* Begin Raw records *

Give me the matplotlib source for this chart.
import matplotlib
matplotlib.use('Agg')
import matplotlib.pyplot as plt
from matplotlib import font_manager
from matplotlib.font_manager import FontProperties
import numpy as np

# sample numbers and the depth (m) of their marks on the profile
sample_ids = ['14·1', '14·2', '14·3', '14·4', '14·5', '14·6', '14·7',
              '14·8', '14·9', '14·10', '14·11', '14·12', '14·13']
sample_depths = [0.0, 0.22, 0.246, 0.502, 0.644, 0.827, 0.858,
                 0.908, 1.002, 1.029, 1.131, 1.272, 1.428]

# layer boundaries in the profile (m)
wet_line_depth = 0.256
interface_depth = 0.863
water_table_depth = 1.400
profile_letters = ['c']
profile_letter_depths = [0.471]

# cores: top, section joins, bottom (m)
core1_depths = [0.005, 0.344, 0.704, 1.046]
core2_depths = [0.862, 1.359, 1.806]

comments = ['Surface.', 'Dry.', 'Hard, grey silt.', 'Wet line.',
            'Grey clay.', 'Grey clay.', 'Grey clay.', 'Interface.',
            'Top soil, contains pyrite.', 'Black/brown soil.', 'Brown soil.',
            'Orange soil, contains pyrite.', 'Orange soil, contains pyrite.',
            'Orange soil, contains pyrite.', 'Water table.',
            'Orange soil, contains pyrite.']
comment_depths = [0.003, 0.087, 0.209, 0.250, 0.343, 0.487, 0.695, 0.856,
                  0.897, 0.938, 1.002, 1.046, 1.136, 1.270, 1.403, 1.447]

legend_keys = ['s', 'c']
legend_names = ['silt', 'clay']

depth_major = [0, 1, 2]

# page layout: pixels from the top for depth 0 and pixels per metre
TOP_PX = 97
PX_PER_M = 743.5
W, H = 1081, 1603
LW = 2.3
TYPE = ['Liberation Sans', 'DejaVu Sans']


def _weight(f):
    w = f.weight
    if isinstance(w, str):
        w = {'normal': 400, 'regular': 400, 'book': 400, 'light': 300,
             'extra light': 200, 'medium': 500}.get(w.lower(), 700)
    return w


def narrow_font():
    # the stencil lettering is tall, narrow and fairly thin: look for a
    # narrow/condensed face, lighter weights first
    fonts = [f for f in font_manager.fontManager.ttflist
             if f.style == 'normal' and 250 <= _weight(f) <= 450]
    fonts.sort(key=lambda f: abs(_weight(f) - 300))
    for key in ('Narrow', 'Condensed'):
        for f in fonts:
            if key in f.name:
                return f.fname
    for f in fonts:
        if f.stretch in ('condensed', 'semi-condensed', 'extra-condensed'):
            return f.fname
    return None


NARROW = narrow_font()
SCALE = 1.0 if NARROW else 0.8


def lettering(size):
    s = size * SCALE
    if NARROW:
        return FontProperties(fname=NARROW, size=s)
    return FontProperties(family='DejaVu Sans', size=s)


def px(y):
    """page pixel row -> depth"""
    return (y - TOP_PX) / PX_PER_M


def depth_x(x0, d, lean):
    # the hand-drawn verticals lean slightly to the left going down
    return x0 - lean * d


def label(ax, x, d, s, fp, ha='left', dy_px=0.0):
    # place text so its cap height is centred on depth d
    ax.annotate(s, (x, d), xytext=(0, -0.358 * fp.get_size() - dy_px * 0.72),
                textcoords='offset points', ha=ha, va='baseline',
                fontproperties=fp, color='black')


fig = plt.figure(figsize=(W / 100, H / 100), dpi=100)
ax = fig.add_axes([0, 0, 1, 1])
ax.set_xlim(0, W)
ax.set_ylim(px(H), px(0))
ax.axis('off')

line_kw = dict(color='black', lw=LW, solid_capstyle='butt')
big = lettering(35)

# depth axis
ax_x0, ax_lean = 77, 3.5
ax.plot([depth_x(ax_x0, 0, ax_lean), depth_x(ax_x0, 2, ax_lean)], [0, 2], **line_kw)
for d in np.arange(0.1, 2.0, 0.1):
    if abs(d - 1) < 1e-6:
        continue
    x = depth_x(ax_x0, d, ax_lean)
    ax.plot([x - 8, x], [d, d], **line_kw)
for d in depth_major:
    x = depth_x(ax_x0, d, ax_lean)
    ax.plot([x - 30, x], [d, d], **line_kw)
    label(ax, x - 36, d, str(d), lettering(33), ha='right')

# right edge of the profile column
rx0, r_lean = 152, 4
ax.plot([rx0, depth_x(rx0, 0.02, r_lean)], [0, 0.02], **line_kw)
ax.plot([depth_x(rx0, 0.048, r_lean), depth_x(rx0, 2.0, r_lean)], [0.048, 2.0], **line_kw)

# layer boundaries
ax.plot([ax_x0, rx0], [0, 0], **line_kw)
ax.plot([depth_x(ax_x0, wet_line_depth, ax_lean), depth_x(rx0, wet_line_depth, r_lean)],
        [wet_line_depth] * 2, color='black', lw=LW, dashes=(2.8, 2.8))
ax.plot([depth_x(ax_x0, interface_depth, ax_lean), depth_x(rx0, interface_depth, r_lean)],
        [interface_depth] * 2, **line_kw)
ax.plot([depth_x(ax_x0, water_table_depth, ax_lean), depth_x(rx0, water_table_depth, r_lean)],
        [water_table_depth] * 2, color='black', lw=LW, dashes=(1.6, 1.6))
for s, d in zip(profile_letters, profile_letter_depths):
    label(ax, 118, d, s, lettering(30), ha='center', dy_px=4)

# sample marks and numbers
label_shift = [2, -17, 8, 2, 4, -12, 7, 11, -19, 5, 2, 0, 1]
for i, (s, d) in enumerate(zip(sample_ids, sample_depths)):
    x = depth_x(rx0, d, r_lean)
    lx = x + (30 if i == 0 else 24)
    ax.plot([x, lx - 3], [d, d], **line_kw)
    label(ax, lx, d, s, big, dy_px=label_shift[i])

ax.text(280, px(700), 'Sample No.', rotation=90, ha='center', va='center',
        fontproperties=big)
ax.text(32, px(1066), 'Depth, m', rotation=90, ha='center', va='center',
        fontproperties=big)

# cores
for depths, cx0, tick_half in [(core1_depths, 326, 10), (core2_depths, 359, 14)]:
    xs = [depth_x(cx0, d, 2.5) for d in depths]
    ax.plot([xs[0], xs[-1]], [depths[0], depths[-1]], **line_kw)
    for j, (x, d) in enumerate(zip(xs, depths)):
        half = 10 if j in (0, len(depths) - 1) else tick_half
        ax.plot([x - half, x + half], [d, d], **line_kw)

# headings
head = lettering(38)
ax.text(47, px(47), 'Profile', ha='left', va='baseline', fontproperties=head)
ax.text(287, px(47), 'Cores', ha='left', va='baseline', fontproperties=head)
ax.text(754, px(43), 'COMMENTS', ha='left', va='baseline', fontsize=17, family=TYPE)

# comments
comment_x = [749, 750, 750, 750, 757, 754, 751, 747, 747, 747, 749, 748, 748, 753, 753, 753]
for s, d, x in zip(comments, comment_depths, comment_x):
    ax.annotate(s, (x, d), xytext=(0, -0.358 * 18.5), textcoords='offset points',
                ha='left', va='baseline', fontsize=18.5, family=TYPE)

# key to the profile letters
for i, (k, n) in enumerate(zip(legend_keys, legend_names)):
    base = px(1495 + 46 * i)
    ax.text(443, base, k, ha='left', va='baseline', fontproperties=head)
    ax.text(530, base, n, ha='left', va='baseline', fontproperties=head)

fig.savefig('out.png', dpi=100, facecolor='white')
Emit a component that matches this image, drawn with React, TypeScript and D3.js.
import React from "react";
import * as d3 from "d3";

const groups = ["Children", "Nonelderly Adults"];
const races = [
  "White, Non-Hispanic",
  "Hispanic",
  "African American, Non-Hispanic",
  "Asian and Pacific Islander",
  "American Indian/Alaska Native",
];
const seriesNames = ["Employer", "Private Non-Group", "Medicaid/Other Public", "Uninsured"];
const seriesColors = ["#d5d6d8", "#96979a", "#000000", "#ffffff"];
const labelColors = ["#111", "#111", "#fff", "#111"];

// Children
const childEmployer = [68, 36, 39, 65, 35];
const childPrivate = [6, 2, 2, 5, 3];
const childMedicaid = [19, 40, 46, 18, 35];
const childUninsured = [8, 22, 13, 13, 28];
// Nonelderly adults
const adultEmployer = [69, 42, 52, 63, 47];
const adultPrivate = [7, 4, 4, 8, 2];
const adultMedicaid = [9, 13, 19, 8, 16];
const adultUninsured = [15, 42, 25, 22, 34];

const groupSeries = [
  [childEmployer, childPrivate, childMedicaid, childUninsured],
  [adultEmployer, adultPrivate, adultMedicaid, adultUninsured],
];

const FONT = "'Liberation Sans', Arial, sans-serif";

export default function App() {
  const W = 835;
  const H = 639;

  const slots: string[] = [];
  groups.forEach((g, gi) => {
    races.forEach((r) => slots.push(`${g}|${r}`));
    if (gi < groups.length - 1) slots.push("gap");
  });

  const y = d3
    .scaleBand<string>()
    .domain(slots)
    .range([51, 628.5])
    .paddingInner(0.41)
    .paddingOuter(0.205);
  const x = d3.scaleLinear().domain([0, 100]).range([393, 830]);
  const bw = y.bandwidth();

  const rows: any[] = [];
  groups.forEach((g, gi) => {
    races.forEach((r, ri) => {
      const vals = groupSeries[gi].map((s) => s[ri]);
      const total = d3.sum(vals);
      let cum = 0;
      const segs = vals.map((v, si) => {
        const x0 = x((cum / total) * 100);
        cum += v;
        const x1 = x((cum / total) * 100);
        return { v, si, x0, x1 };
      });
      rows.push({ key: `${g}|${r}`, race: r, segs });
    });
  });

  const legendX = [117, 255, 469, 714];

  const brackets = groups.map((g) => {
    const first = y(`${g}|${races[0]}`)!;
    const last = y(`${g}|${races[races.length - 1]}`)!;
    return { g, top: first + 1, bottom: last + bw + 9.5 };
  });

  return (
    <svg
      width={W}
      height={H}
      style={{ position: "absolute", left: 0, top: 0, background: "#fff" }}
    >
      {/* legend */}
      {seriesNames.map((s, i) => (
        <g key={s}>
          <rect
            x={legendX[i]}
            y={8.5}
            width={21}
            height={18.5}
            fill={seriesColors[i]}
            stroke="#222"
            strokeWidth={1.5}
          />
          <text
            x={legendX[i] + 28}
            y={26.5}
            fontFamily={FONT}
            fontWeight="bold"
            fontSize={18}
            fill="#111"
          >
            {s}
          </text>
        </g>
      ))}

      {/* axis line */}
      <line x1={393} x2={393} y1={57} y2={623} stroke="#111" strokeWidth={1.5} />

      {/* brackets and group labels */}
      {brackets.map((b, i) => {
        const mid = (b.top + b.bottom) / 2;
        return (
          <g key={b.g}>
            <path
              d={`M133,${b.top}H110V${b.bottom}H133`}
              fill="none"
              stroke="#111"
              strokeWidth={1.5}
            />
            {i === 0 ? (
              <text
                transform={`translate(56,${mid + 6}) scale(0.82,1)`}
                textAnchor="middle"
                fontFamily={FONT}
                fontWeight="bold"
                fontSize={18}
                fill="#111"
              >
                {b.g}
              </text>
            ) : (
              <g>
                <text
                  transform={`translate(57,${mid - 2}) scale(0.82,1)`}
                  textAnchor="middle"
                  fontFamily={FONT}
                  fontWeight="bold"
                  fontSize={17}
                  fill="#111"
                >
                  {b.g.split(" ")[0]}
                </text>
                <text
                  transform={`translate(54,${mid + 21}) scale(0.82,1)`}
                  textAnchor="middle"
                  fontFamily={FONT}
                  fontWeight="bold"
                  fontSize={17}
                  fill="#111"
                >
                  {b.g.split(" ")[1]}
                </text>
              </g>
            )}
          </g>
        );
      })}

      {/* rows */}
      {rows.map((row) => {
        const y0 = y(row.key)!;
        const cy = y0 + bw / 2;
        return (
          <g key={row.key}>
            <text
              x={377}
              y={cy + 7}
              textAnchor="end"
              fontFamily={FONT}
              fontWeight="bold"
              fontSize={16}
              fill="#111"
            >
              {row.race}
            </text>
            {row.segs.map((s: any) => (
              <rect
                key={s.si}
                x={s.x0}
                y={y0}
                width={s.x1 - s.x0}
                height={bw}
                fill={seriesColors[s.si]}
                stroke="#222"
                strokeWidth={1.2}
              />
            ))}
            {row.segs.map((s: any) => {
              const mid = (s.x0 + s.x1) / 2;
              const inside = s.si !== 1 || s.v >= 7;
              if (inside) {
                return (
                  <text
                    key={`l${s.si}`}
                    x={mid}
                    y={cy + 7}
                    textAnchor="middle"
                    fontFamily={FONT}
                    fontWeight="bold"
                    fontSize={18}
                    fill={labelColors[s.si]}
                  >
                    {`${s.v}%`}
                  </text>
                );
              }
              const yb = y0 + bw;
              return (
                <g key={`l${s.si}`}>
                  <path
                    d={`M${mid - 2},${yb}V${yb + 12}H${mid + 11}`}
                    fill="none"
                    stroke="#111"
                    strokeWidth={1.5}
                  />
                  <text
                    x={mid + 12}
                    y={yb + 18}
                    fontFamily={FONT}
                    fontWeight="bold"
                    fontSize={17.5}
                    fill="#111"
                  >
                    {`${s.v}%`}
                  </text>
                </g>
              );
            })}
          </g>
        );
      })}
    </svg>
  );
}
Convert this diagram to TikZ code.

* End Raw records *

Task description: Restate word for word only the lines running from the beginning of the data to the line holding "import numpy as np", both included.

Solved exercise:
Give me the matplotlib source for this chart.
import matplotlib
matplotlib.use('Agg')
import matplotlib.pyplot as plt
from matplotlib import font_manager
from matplotlib.font_manager import FontProperties
import numpy as np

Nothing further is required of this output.